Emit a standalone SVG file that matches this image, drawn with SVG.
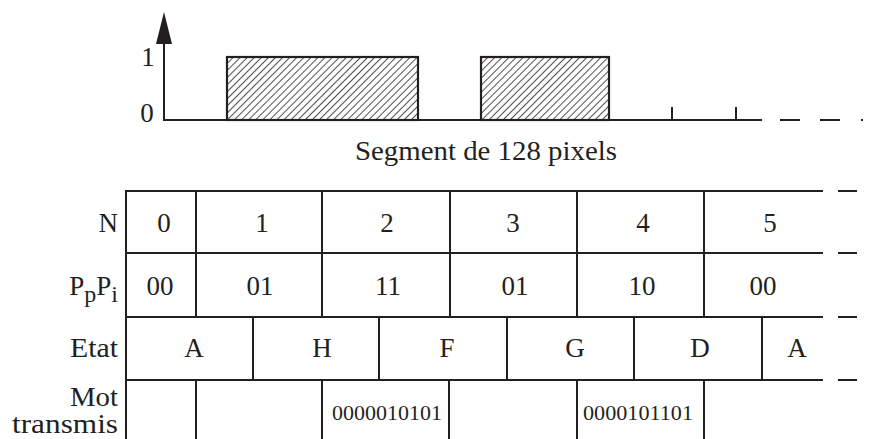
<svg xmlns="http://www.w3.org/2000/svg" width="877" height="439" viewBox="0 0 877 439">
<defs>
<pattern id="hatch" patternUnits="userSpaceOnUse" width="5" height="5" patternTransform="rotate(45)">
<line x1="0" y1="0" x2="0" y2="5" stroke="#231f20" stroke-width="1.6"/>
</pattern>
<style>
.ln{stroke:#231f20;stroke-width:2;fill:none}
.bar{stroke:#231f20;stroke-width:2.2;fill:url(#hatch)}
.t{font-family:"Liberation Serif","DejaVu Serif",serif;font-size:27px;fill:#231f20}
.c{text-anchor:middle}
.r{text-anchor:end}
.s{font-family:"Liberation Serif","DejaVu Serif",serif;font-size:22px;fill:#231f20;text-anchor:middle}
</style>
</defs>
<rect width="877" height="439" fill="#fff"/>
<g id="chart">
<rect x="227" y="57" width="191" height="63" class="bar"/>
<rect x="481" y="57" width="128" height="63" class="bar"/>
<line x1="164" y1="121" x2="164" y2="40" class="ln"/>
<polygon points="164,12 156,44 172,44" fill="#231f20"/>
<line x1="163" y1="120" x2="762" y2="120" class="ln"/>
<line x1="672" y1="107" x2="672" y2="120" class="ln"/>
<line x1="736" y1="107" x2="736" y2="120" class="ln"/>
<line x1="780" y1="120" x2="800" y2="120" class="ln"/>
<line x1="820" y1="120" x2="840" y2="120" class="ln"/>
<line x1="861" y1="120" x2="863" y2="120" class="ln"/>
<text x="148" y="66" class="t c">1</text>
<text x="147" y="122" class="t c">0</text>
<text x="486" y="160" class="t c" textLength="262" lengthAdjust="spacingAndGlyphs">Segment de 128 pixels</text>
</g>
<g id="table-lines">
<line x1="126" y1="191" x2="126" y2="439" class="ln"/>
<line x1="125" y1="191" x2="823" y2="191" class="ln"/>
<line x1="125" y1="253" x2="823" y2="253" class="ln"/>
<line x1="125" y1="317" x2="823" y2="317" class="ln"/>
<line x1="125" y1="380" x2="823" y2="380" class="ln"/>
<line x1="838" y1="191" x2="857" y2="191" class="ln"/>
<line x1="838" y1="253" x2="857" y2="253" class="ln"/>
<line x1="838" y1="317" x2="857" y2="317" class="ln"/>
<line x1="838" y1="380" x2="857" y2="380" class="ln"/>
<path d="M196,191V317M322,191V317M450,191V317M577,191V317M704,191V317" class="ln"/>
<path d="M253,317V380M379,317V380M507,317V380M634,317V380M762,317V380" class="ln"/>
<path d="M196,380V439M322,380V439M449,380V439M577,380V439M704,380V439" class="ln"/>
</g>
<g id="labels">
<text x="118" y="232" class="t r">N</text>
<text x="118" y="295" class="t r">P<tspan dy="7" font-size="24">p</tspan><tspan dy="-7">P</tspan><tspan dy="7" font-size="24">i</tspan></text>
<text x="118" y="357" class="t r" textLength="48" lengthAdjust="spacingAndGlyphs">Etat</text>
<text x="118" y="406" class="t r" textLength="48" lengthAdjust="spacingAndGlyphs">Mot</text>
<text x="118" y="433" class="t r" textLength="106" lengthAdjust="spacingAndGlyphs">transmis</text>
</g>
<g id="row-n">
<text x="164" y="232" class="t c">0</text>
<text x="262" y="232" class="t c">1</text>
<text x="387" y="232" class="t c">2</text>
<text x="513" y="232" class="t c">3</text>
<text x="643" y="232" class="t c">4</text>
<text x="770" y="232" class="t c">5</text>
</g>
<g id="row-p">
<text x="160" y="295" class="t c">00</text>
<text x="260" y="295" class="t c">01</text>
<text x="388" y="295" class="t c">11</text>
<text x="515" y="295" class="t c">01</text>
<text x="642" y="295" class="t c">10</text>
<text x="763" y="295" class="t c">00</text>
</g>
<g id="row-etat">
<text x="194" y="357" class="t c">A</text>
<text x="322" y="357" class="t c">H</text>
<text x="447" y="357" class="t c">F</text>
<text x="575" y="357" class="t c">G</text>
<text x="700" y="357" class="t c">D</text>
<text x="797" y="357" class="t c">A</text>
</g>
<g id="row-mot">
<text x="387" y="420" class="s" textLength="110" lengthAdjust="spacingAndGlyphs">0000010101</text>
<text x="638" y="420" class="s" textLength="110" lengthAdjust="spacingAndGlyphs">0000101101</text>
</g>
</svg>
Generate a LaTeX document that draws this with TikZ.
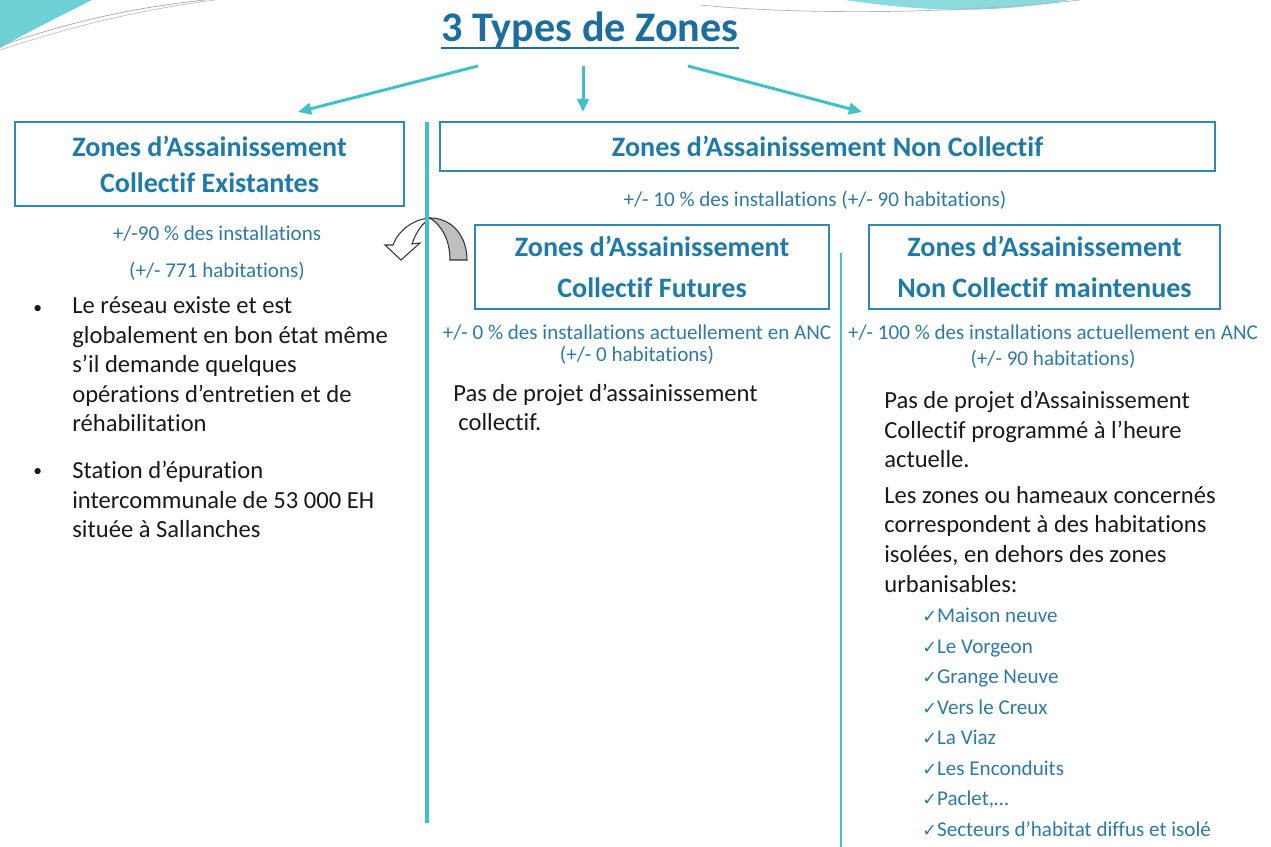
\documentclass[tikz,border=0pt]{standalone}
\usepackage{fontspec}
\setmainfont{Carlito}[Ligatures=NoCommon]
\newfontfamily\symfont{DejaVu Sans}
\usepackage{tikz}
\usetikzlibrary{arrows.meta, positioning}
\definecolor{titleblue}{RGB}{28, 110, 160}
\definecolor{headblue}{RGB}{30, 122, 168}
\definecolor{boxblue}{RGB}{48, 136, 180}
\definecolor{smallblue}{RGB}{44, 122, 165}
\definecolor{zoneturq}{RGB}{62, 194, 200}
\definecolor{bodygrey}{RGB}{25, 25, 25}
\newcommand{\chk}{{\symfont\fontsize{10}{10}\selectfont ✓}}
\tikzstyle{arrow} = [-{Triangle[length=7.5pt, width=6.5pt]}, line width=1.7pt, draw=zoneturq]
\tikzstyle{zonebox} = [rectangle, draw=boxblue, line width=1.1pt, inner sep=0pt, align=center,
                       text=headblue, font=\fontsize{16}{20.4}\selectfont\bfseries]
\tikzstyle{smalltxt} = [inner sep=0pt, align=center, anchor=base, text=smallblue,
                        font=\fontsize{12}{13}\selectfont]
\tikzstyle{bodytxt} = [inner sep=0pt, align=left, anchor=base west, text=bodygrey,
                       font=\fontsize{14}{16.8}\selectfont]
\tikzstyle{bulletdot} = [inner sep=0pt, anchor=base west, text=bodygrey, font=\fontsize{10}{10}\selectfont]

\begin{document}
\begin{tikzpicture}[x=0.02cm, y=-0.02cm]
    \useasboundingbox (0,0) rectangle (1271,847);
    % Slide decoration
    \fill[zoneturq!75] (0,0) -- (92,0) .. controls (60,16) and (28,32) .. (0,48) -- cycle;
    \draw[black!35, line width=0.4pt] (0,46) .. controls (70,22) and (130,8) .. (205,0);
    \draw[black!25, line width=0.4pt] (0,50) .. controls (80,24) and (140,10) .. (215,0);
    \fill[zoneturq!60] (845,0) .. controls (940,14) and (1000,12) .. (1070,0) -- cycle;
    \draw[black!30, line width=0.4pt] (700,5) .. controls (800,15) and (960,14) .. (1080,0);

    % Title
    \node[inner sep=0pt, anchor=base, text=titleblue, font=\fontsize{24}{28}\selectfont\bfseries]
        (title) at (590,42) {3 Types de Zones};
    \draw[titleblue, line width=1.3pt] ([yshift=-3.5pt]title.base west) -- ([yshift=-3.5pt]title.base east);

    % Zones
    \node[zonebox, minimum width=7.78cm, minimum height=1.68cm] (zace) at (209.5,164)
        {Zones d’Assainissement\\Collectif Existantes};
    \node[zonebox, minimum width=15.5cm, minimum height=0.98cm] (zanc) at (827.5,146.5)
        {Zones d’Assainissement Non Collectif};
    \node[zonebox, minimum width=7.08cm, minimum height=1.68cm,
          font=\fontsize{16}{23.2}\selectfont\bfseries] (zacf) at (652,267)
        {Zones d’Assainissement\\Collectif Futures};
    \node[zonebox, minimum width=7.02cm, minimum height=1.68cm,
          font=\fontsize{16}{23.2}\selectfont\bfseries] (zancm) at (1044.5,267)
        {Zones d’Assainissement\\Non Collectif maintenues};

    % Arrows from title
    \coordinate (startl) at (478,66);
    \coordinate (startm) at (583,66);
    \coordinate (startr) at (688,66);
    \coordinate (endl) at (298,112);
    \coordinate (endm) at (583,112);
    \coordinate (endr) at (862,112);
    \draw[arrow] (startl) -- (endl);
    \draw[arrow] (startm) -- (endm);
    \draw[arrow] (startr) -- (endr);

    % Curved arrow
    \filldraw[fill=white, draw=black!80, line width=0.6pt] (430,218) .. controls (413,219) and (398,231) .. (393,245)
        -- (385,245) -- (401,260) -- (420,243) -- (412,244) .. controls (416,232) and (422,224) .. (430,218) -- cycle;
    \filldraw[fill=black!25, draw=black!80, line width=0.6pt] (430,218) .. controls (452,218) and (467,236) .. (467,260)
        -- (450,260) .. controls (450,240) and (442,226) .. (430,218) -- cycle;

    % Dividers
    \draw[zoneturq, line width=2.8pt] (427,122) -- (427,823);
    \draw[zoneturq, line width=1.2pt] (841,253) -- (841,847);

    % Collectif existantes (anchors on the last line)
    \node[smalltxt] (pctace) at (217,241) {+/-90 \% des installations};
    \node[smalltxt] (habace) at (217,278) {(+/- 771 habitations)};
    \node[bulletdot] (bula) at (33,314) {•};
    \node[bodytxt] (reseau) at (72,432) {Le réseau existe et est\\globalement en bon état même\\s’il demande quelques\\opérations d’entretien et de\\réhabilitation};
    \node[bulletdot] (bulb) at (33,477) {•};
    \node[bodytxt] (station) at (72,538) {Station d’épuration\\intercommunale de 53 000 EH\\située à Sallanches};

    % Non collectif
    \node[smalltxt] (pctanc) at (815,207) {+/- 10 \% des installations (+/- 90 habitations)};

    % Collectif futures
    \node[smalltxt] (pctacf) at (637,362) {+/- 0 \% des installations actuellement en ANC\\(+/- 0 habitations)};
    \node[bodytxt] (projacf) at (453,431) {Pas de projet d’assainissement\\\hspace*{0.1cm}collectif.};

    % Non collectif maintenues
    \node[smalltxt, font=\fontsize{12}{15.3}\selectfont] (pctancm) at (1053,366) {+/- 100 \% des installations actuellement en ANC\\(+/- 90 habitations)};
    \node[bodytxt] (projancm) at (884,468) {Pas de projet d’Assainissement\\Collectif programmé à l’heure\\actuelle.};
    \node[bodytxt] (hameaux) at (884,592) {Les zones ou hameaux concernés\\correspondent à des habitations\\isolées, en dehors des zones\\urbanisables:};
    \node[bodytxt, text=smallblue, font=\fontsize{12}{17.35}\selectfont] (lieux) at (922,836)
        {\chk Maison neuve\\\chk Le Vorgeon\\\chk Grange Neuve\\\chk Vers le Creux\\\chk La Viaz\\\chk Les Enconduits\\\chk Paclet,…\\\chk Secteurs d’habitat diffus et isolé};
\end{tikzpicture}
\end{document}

...

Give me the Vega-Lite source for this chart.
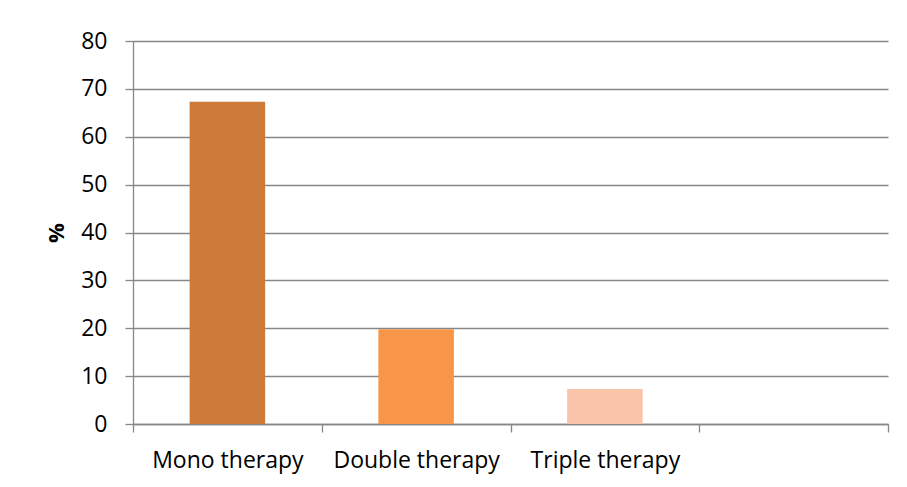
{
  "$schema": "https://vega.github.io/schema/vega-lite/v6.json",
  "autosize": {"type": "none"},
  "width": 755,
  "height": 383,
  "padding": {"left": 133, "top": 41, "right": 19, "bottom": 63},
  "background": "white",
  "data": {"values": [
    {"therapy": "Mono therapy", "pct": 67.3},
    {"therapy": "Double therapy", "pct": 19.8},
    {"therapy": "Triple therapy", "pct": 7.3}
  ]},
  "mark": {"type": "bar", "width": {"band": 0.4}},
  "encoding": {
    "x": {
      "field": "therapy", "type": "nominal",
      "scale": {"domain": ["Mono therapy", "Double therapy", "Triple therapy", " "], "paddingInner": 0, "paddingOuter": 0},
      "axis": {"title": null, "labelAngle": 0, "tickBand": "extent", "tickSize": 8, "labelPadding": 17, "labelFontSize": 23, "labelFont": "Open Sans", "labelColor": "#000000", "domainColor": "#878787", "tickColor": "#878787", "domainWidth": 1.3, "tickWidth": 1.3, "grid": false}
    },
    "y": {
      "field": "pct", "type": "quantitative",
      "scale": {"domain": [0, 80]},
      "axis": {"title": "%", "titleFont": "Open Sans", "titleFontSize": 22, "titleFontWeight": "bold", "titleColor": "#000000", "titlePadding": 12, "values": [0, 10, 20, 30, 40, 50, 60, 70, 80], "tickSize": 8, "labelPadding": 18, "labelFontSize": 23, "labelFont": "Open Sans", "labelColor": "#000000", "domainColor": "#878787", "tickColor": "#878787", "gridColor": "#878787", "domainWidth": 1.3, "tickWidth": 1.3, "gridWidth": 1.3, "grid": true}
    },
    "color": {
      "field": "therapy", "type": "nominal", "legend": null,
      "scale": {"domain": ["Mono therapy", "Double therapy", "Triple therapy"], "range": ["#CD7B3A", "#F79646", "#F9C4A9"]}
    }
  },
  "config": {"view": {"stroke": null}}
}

• [Instructions for the task]
Among the entries above, how many lines include the word "that"? Reply with the number only.

• [Solution for this problem]
2